Fraudulent Concealment

Plaintiffs claim Exactech’s negligent misrepresentation and fraud also constitute fraudulent concealment, a fact that may serve as a basis to toll the statute of limitations.

Punitive Damages

Plaintiffs claim they are entitled to punitive damages because Exactech’s conduct was willful, wanton, reckless, malicious, beyond all standards of decency, and without regard to human life, when it did the following:

  • Intentionally and recklessly designed, manufactured, and sold defective hip, knee, and ankle implants
  • Intentionally and recklessly failed to implement quality controls and remove compromised devices from the market
  • Intentionally and recklessly failed to confirm implants were properly packaged and stored for 17 years
  • Intentionally and recklessly failed to investigate and follow up on reports of its products failing
  • Fraudulently misrepresented, omitted, and concealed facts about its products’ failure rates, propensity to wear, defects, and injuries to others

Loss of Consortium

Plaintiffs’ spouses and family members claim to have suffered the loss of their loved one’s “support, companionship, services, society, love, affection, and consortium” and will continue to suffer from these losses as a proximate result of Exactech’s actions and omissions.

What is next in the Exactech litigation?

The Master Answer is due March 13, 2023. The last status conference was on January 25, 2023. The next status conference is scheduled for March 23, 2023, at 2:30 p.m. via video.

History of Litigation against Exactech

Exactech is no stranger to litigation. In a 2017 lawsuit, Marcus H. Talley v. Exactech Inc., the plaintiff alleged that he was harmed by the company’s “finned” tibial tray, which he received as part of his total knee replacement after the company failed to provide warnings about its risks.

The plaintiff asserted that the company knew the product was harmful and engaged in what he termed a “silent recall” of the product.
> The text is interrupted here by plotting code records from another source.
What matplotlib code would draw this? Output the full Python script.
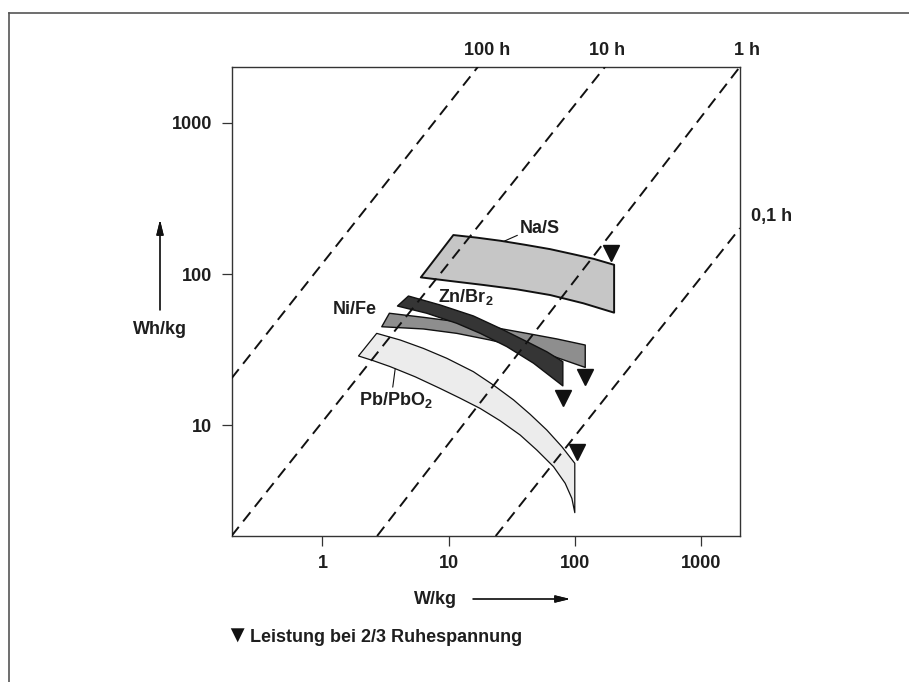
import numpy as np
import matplotlib.pyplot as plt
from matplotlib.lines import Line2D
from matplotlib.ticker import NullLocator

plt.rcParams['font.family'] = ['Liberation Sans', 'DejaVu Sans']
plt.rcParams['font.weight'] = 'bold'
plt.rcParams['mathtext.fontset'] = 'custom'
plt.rcParams['mathtext.rm'] = 'Liberation Sans:bold'
plt.rcParams['mathtext.it'] = 'Liberation Sans:bold'
plt.rcParams['mathtext.bf'] = 'Liberation Sans:bold'

# Entladezeit-Linien, Endpunkte (W/kg, Wh/kg)
hour_labels = ['100 h', '10 h', '1 h', '0,1 h']
dash_w = [[0.19, 17.1], [0.19, 174], [2.71, 2040], [23.6, 2040]]
dash_wh = [[20.4, 2350], [1.85, 2350], [1.85, 2350], [1.85, 201]]

# Bänder: obere und untere Kante (W/kg, Wh/kg)
nas_top_x = [10.9, 16.7, 25.6, 40.4, 63.8, 97.7, 141, 205]
nas_top_y = [181, 174, 166, 156, 146, 135, 126, 115]
nas_bot_x = [6.02, 10.3, 18.9, 34.7, 63.8, 117, 205]
nas_bot_y = [95, 89.9, 84.6, 79.2, 72.6, 64.0, 55.5]

znbr_top_x = [4.80, 8.56, 15.7, 25.6, 41.7, 60.0, 80.4]
znbr_top_y = [71.5, 62.4, 52.8, 43.7, 35.7, 30.6, 26.3]
znbr_bot_x = [3.93, 6.71, 11.6, 17.8, 28.9, 47.1, 80.4]
znbr_bot_y = [61.4, 55.0, 47.2, 40.5, 33.1, 25.7, 18.2]

nife_top_x = [3.39, 6.31, 11.6, 21.3, 41.7, 72.1, 121]
nife_top_y = [55.0, 51.7, 48.4, 44.8, 40.5, 37.2, 33.9]
nife_bot_x = [2.95, 6.31, 11.6, 21.3, 53.2, 121]
nife_bot_y = [44.8, 43.3, 40.5, 36.6, 30.6, 24.1]

pb_top_x = [2.69, 4.13, 6.31, 9.67, 15.7, 22.7, 32.7, 44.3, 60.0, 79.0, 100]
pb_top_y = [40.5, 36.6, 32.2, 27.7, 22.6, 18.4, 14.7, 11.8, 9.29, 7.21, 5.6]
pb_bot_x = [1.93, 2.53, 3.44, 5.43, 8.56, 12.3, 17.8, 25.6, 36.9, 50.0, 67.8, 83.9, 94.8, 100]
pb_bot_y = [28.7, 26.7, 24.4, 20.9, 17.5, 15.1, 12.9, 10.7, 8.61, 6.85, 5.32, 4.13, 3.28, 2.64]

# Leistung bei 2/3 Ruhespannung (Na/S, Zn/Br2, Ni/Fe, Pb/PbO2)
tri_x = [194, 80.4, 121, 104]
tri_y = [138, 15.1, 20.9, 6.69]

W, H = 909, 682
txt = '#1e1e1e'

fig = plt.figure(figsize=(W / 100, H / 100), dpi=100)
ax = fig.add_axes([231.5 / W, 1 - 536 / H, (740 - 231.5) / W, (536 - 66.7) / H])
ax.set_xscale('log')
ax.set_yscale('log')
ax.set_xlim(0.19, 2040)
ax.set_ylim(1.85, 2350)


def band(tx, ty, bx, by, fc, lw):
    xs = list(tx) + list(bx)[::-1]
    ys = list(ty) + list(by)[::-1]
    ax.fill(xs, ys, facecolor=fc, edgecolor='#111111', lw=lw, zorder=2,
            joinstyle='round')


band(nas_top_x, nas_top_y, nas_bot_x, nas_bot_y, '#c6c6c6', 1.4)
band(pb_top_x, pb_top_y, pb_bot_x, pb_bot_y, '#ececec', 0.9)
band(nife_top_x, nife_top_y, nife_bot_x, nife_bot_y, '#8e8e8e', 1.0)
band(znbr_top_x, znbr_top_y, znbr_bot_x, znbr_bot_y, '#353535', 1.0)

for xs, ys in zip(dash_w, dash_wh):
    l, = ax.plot(xs, ys, color='#111111', lw=1.4, zorder=3)
    l.set_dashes((6, 3.6))

ax.plot(tri_x, tri_y, 'v', color='#111111', ms=12, zorder=4, clip_on=False)

ax.set_xticks([1, 10, 100, 1000])
ax.set_xticklabels(['1', '10', '100', '1000'])
ax.set_yticks([10, 100, 1000])
ax.set_yticklabels(['10', '100', '1000'])
ax.xaxis.set_minor_locator(NullLocator())
ax.yaxis.set_minor_locator(NullLocator())
ax.tick_params(direction='out', length=7, width=0.9, color='#333333',
               labelsize=13, labelcolor=txt, pad=7)
for s in ax.spines.values():
    s.set_linewidth(1.0)
    s.set_color('#333333')

# Beschriftungen der Bänder
ax.annotate('Na/S', xy=(27.2, 164), xytext=(53.2, 198.5), fontsize=13, color=txt,
            ha='center', va='center', zorder=5,
            arrowprops=dict(arrowstyle='-', lw=0.8, color='#111111', relpos=(0, 0.2),
                            shrinkA=0, shrinkB=0))
ax.text(13.8, 70.5, 'Zn/Br$_2$', fontsize=13, color=txt, ha='center', va='center', zorder=5)
ax.text(1.80, 57.8, 'Ni/Fe', fontsize=13, color=txt, ha='center', va='center', zorder=5)
ax.annotate('Pb/PbO$_2$', xy=(3.77, 23.6), xytext=(3.83, 14.7), fontsize=13, color=txt,
            ha='center', va='center', zorder=5,
            arrowprops=dict(arrowstyle='-', lw=0.8, color='#111111', relpos=(0.45, 1.0),
                            shrinkA=0, shrinkB=0))

# Stundenbeschriftung
hour_pos = [(486.7, 50.3), (607, 50.3), (747, 50.3), (772, 217)]
for lab, (px, py) in zip(hour_labels, hour_pos):
    fig.text(px / W, 1 - py / H, lab, fontsize=13, color=txt, ha='center', va='center')

# Achsenbeschriftung mit Pfeilen
fig.text(160 / W, 1 - 330 / H, 'Wh/kg', fontsize=13, color=txt, ha='center', va='center')
fig.text(435 / W, 1 - 599 / H, 'W/kg', fontsize=13, color=txt, ha='center', va='center')
arrow = dict(arrowstyle='-|>,head_length=0.9,head_width=0.22', lw=0.9, color='#111111',
             shrinkA=0, shrinkB=0)
fig.add_artist(plt.annotate('', xy=(160 / W, 1 - 220 / H), xytext=(160 / W, 1 - 310 / H),
                            xycoords='figure fraction', arrowprops=arrow))
fig.add_artist(plt.annotate('', xy=(570 / W, 1 - 599 / H), xytext=(473 / W, 1 - 599 / H),
                            xycoords='figure fraction', arrowprops=arrow))

# Legende
fig.text(237 / W, 1 - 636 / H, '\u25bc', fontsize=17, color='#111111',
         ha='center', va='center')
fig.text(250 / W, 1 - 637 / H, 'Leistung bei 2/3 Ruhespannung', fontsize=13,
         color=txt, ha='left', va='center')

# Rahmen
fig.add_artist(Line2D([9 / W, 1], [1 - 12.7 / H, 1 - 12.7 / H], transform=fig.transFigure,
                      color='#555555', lw=1.2))
fig.add_artist(Line2D([9 / W, 9 / W], [0, 1 - 12.7 / H], transform=fig.transFigure,
                      color='#555555', lw=1.2))

fig.savefig('out.png', dpi=100)
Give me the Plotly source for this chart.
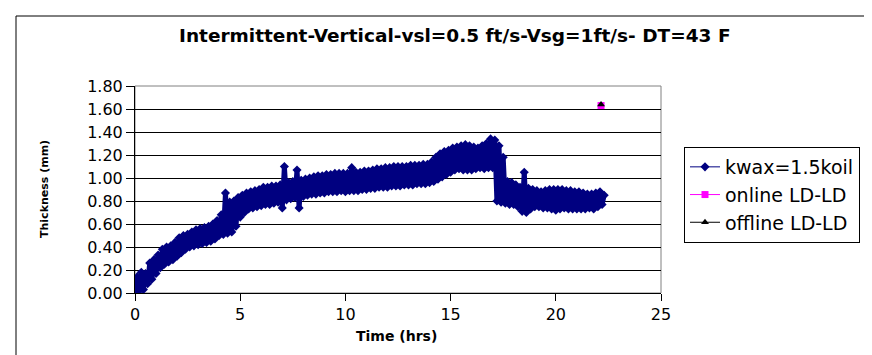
import plotly.graph_objects as go

# ---- data ----
time_hrs = [
    0.0, 0.1, 0.2, 0.3, 0.4, 0.5, 0.6, 0.7, 0.8, 0.9,
    1.0, 1.1, 1.2, 1.3, 1.4, 1.5, 1.6, 1.7, 1.8, 1.9,
    2.0, 2.1, 2.2, 2.3, 2.4, 2.5, 2.6, 2.7, 2.8, 2.9,
    3.0, 3.1, 3.2, 3.3, 3.4, 3.5, 3.6, 3.7, 3.8, 3.9,
    4.0, 4.1, 4.2, 4.3, 4.4, 4.5, 4.6, 4.7, 4.8, 4.9,
    5.0, 5.1, 5.2, 5.3, 5.4, 5.5, 5.6, 5.7, 5.8, 5.9,
    6.0, 6.1, 6.2, 6.3, 6.4, 6.5, 6.6, 6.7, 6.8, 6.9,
    7.0, 7.1, 7.2, 7.3, 7.4, 7.5, 7.6, 7.7, 7.8, 7.9,
    8.0, 8.1, 8.2, 8.3, 8.4, 8.5, 8.6, 8.7, 8.8, 8.9,
    9.0, 9.1, 9.2, 9.3, 9.4, 9.5, 9.6, 9.7, 9.8, 9.9,
    10.0, 10.1, 10.2, 10.3, 10.4, 10.5, 10.6, 10.7, 10.8, 10.9,
    11.0, 11.1, 11.2, 11.3, 11.4, 11.5, 11.6, 11.7, 11.8, 11.9,
    12.0, 12.1, 12.2, 12.3, 12.4, 12.5, 12.6, 12.7, 12.8, 12.9,
    13.0, 13.1, 13.2, 13.3, 13.4, 13.5, 13.6, 13.7, 13.8, 13.9,
    14.0, 14.1, 14.2, 14.3, 14.4, 14.5, 14.6, 14.7, 14.8, 14.9,
    15.0, 15.1, 15.2, 15.3, 15.4, 15.5, 15.6, 15.7, 15.8, 15.9,
    16.0, 16.1, 16.2, 16.3, 16.4, 16.5, 16.6, 16.7, 16.8, 16.9,
    17.0, 17.1, 17.2, 17.3, 17.4, 17.5, 17.6, 17.7, 17.8, 17.9,
    18.0, 18.1, 18.2, 18.3, 18.4, 18.5, 18.6, 18.7, 18.8, 18.9,
    19.0, 19.1, 19.2, 19.3, 19.4, 19.5, 19.6, 19.7, 19.8, 19.9,
    20.0, 20.1, 20.2, 20.3, 20.4, 20.5, 20.6, 20.7, 20.8, 20.9,
    21.0, 21.1, 21.2, 21.3, 21.4, 21.5, 21.6, 21.7, 21.8, 21.9,
    22.0, 22.1, 22.2, 22.3,
]

thickness_kwax = [
    0.01, 0.14, 0.02, 0.18, 0.03, 0.17, 0.08, 0.26, 0.12, 0.29,
    0.17, 0.33, 0.22, 0.38, 0.25, 0.40, 0.27, 0.41, 0.29, 0.44,
    0.32, 0.48, 0.35, 0.50, 0.38, 0.51, 0.40, 0.53, 0.41, 0.55,
    0.42, 0.56, 0.43, 0.57, 0.44, 0.58, 0.45, 0.60, 0.47, 0.63,
    0.50, 0.68, 0.51, 0.87, 0.52, 0.79, 0.53, 0.80, 0.58, 0.83,
    0.66, 0.85, 0.70, 0.87, 0.73, 0.88, 0.74, 0.89, 0.75, 0.90,
    0.76, 0.92, 0.77, 0.92, 0.77, 0.93, 0.78, 0.93, 0.79, 0.94,
    0.74, 1.10, 0.81, 0.96, 0.82, 0.97, 0.83, 1.07, 0.74, 0.98,
    0.84, 0.99, 0.85, 1.00, 0.86, 1.01, 0.86, 1.02, 0.87, 1.02,
    0.87, 1.03, 0.88, 1.03, 0.88, 1.04, 0.88, 1.04, 0.89, 1.04,
    0.88, 1.04, 0.89, 1.09, 0.89, 1.05, 0.89, 1.05, 0.90, 1.06,
    0.90, 1.06, 0.91, 1.07, 0.91, 1.08, 0.92, 1.08, 0.92, 1.09,
    0.92, 1.09, 0.93, 1.10, 0.93, 1.10, 0.93, 1.10, 0.94, 1.10,
    0.94, 1.11, 0.94, 1.11, 0.95, 1.11, 0.95, 1.12, 0.95, 1.12,
    0.96, 1.14, 0.97, 1.18, 0.99, 1.21, 1.01, 1.23, 1.03, 1.24,
    1.05, 1.26, 1.07, 1.27, 1.08, 1.28, 1.07, 1.29, 1.07, 1.28,
    1.07, 1.27, 1.08, 1.26, 1.09, 1.28, 1.08, 1.30, 1.09, 1.34,
    1.09, 1.33, 0.80, 1.28, 0.79, 1.18, 0.78, 0.97, 0.77, 0.96,
    0.77, 0.94, 0.75, 0.92, 0.71, 1.05, 0.70, 0.91, 0.73, 0.90,
    0.75, 0.89, 0.75, 0.88, 0.74, 0.89, 0.74, 0.90, 0.73, 0.90,
    0.72, 0.90, 0.73, 0.90, 0.74, 0.89, 0.73, 0.89, 0.73, 0.88,
    0.73, 0.88, 0.73, 0.87, 0.73, 0.86, 0.74, 0.86, 0.73, 0.87,
    0.75, 0.88, 0.77, 0.85,
]

online_time = [22.15]
online_thickness = [1.63]
offline_time = [22.15]
offline_thickness = [1.64]

series_names = ["kwax=1.5koil", "online LD-LD", "offline LD-LD"]
title_text = "Intermittent-Vertical-vsl=0.5 ft/s-Vsg=1ft/s- DT=43 F"
x_title = "Time (hrs)"
y_title = "Thickness (mm)"

FONT = "DejaVu Sans, Verdana, sans-serif"
NAVY = "#000080"

fig = go.Figure()
# dense data band (legend entry drawn by a separate thin-line entry)
fig.add_trace(go.Scatter(
    x=time_hrs, y=thickness_kwax, name=series_names[0],
    mode="lines+markers", showlegend=False,
    line=dict(color=NAVY, width=5),
    marker=dict(symbol="diamond", size=7, color=NAVY, line=dict(width=0)),
))
fig.add_trace(go.Scatter(
    x=[None], y=[None], name=series_names[0],
    mode="lines+markers",
    line=dict(color=NAVY, width=1),
    marker=dict(symbol="diamond", size=7, color=NAVY, line=dict(width=0)),
))
fig.add_trace(go.Scatter(
    x=online_time, y=online_thickness, name=series_names[1],
    mode="lines+markers",
    line=dict(color="#FF00FF", width=1),
    marker=dict(symbol="square", size=7, color="#FF00FF", line=dict(width=0)),
))
fig.add_trace(go.Scatter(
    x=offline_time, y=offline_thickness, name=series_names[2],
    mode="lines+markers",
    line=dict(color="#000000", width=1),
    marker=dict(symbol="triangle-up", size=7, color="#000000", line=dict(width=0)),
))

fig.update_layout(
    width=872, height=355,
    margin=dict(l=127, r=219, t=78, b=70),
    paper_bgcolor="white", plot_bgcolor="white",
    font=dict(family=FONT, color="black", size=16),
    showlegend=True,
    legend=dict(
        x=(676 - 127) / 526, y=(285 - 139) / 207, xanchor="left", yanchor="top",
        bordercolor="black", borderwidth=1, bgcolor="white",
        font=dict(family=FONT, size=19, color="black"),
        tracegroupgap=0,
    ),
    xaxis=dict(
        range=[0, 25], dtick=5, tick0=0,
        showgrid=False, zeroline=False,
        showline=True, linecolor="black", linewidth=1,
        ticks="outside", ticklen=7, tickcolor="black",
        tickfont=dict(family=FONT, size=16),
    ),
    yaxis=dict(
        range=[0, 1.8], dtick=0.2, tick0=0, tickformat=".2f",
        showgrid=True, gridcolor="black", gridwidth=1,
        zeroline=False,
        showline=True, linecolor="black", linewidth=1,
        ticks="outside", ticklen=8, tickcolor="black",
        tickfont=dict(family=FONT, size=16),
    ),
    shapes=[
        dict(type="rect", xref="paper", yref="paper", x0=0, x1=1, y0=0, y1=1,
             line=dict(color="#808080", width=1), layer="below"),
        dict(type="rect", xref="paper", yref="paper",
             x0=(8 - 127) / 526, x1=(900 - 127) / 526,
             y0=(285 - 380) / 207, y1=(285 - 8) / 207,
             line=dict(color="black", width=1), layer="below"),
    ],
    annotations=[
        dict(text="<b>" + title_text + "</b>", xref="paper", yref="paper",
             x=(447 - 127) / 526, y=(285 - 27) / 207,
             xanchor="center", yanchor="middle", showarrow=False,
             font=dict(family=FONT, size=18.5, color="black")),
        dict(text="<b>" + x_title + "</b>", xref="paper", yref="paper",
             x=(388 - 127) / 526, y=(285 - 328) / 207,
             xanchor="center", yanchor="middle", showarrow=False,
             font=dict(family=FONT, size=14, color="black")),
        dict(text="<b>" + y_title + "</b>", xref="paper", yref="paper",
             x=(36 - 127) / 526, y=(285 - 181) / 207,
             xanchor="center", yanchor="middle", showarrow=False, textangle=-90,
             font=dict(family=FONT, size=11, color="black")),
    ],
)

fig.write_html("out.html")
This consisted of slowly and quietly removing the product from the market, but only after they had developed a replacement product.

2020 Whistleblower Litigation

A 2020 qui tam action is pending in The Southern Division of United States District Court in the Northern District of Alabama, alleging the following:

  • Exactech knew at least as early as 2008 that their finned tibial trays had a high failure rate of 30-35%, a rate that is ten times
    higher than comparable devices and six times higher than the rate at which a recall should have been implemented.
  • Exactech investigated the product defects and then took active steps to conceal and misrepresent their findings.
  • Exactech knowingly submitted false claims to the Department of Veterans Affairs and Medicare by using and billing for faulty,
    off-branded products.
  • Exactech paid kickbacks to an orthopedic doctor in exchange for continuing to purchase the defective products after the doctor had complained about the efficacy of the products.

The court has denied Exactech’s motion to dismiss the case.

2020 Settlement with the United States Government

In 2010, Exactech agreed to pay the United States government $2.99 million in a settlement agreement amid allegations of paying kickbacks to orthopedic surgeons from 2002 to 2008. A criminal case was pursued in conjunction with the conduct. This case was resolved in a deferred prosecution agreement that included fines and an agreement to allow government monitoring.